----- Information supplied

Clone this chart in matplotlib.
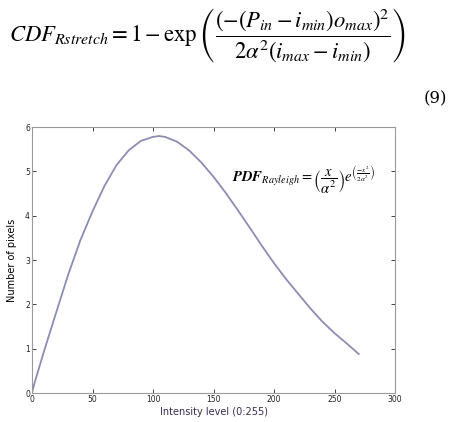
"""Rayleigh-shaped PDF curve with the CDF stretch equation above it."""

import matplotlib

matplotlib.use("Agg")
import matplotlib.pyplot as plt

plt.rcParams["mathtext.fontset"] = "stix"

INTENSITY = [0, 2, 10, 20, 30, 40, 50, 60, 70, 80, 90, 100, 105, 110, 120,
             130, 140, 150, 160, 170, 180, 190, 200, 210, 220, 230, 240,
             250, 260, 270]
PIXELS = [0.0, 0.22, 0.95, 1.82, 2.68, 3.45, 4.1, 4.68, 5.15, 5.48, 5.69,
          5.78, 5.80, 5.78, 5.67, 5.47, 5.2, 4.88, 4.52, 4.13, 3.73, 3.32,
          2.93, 2.57, 2.24, 1.91, 1.61, 1.35, 1.12, 0.88]

X_TICKS = [0, 50, 100, 150, 200, 250, 300]
Y_TICKS = [0, 1, 2, 3, 4, 5, 6]

LINE_COLOR = "#8c8cb4"
FRAME_COLOR = "#9a9a9a"


def main() -> None:
    fig = plt.figure(figsize=(4.49, 4.22), dpi=100)

    fig.text(
        0.02, 0.915,
        r"$\mathit{CDF}_{Rstretch} = 1 - \exp\left(\dfrac{(-(P_{in} - i_{min})o_{max})^2}"
        r"{2\alpha^2(i_{max} - i_{min})}\right)$",
        fontsize=16.3, va="center", ha="left",
    )
    fig.text(0.995, 0.765, "(9)", fontsize=12, ha="right", va="center",
             family="DejaVu Serif")

    ax = fig.add_axes([0.0713, 0.0687, 0.8085, 0.630])
    ax.plot(INTENSITY, PIXELS, color=LINE_COLOR, linewidth=1.3,
            solid_joinstyle="round")

    ax.set_xlim(0, 300)
    ax.set_ylim(0, 6)
    ax.set_xticks(X_TICKS)
    ax.set_yticks(Y_TICKS)
    ax.tick_params(direction="in", length=3, width=0.6, labelsize=5.5,
                   top=True, right=True, colors="#222222", pad=1.5)
    for spine in ax.spines.values():
        spine.set_color(FRAME_COLOR)
        spine.set_linewidth(0.8)

    ax.set_xlabel("Intensity level (0:255)", fontsize=7, labelpad=2,
                  color="#3a2a50")
    ax.set_ylabel("Number of pixels", fontsize=7, labelpad=6)

    ax.text(
        0.55, 0.80,
        r"$\boldsymbol{PDF}_{Rayleigh} = \left(\dfrac{x}{\alpha^2}\right)"
        r"e^{\left(\frac{-x^2}{2\alpha^2}\right)}$",
        transform=ax.transAxes, fontsize=10.5, ha="left", va="center",
    )

    fig.savefig("out.png", dpi=100)
    plt.close(fig)


if __name__ == "__main__":
    main()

----------

What needs to be done:
Your copy of the data should match it exactly, except that pictures are left out.

Result of the exercise:
Clone this chart in matplotlib.
"""Rayleigh-shaped PDF curve with the CDF stretch equation above it."""

import matplotlib

matplotlib.use("Agg")
import matplotlib.pyplot as plt

plt.rcParams["mathtext.fontset"] = "stix"

INTENSITY = [0, 2, 10, 20, 30, 40, 50, 60, 70, 80, 90, 100, 105, 110, 120,
             130, 140, 150, 160, 170, 180, 190, 200, 210, 220, 230, 240,
             250, 260, 270]
PIXELS = [0.0, 0.22, 0.95, 1.82, 2.68, 3.45, 4.1, 4.68, 5.15, 5.48, 5.69,
          5.78, 5.80, 5.78, 5.67, 5.47, 5.2, 4.88, 4.52, 4.13, 3.73, 3.32,
          2.93, 2.57, 2.24, 1.91, 1.61, 1.35, 1.12, 0.88]

X_TICKS = [0, 50, 100, 150, 200, 250, 300]
Y_TICKS = [0, 1, 2, 3, 4, 5, 6]

LINE_COLOR = "#8c8cb4"
FRAME_COLOR = "#9a9a9a"


def main() -> None:
    fig = plt.figure(figsize=(4.49, 4.22), dpi=100)

    fig.text(
        0.02, 0.915,
        r"$\mathit{CDF}_{Rstretch} = 1 - \exp\left(\dfrac{(-(P_{in} - i_{min})o_{max})^2}"
        r"{2\alpha^2(i_{max} - i_{min})}\right)$",
        fontsize=16.3, va="center", ha="left",
    )
    fig.text(0.995, 0.765, "(9)", fontsize=12, ha="right", va="center",
             family="DejaVu Serif")

    ax = fig.add_axes([0.0713, 0.0687, 0.8085, 0.630])
    ax.plot(INTENSITY, PIXELS, color=LINE_COLOR, linewidth=1.3,
            solid_joinstyle="round")

    ax.set_xlim(0, 300)
    ax.set_ylim(0, 6)
    ax.set_xticks(X_TICKS)
    ax.set_yticks(Y_TICKS)
    ax.tick_params(direction="in", length=3, width=0.6, labelsize=5.5,
                   top=True, right=True, colors="#222222", pad=1.5)
    for spine in ax.spines.values():
        spine.set_color(FRAME_COLOR)
        spine.set_linewidth(0.8)

    ax.set_xlabel("Intensity level (0:255)", fontsize=7, labelpad=2,
                  color="#3a2a50")
    ax.set_ylabel("Number of pixels", fontsize=7, labelpad=6)

    ax.text(
        0.55, 0.80,
        r"$\boldsymbol{PDF}_{Rayleigh} = \left(\dfrac{x}{\alpha^2}\right)"
        r"e^{\left(\frac{-x^2}{2\alpha^2}\right)}$",
        transform=ax.transAxes, fontsize=10.5, ha="left", va="center",
    )

    fig.savefig("out.png", dpi=100)
    plt.close(fig)


if __name__ == "__main__":
    main()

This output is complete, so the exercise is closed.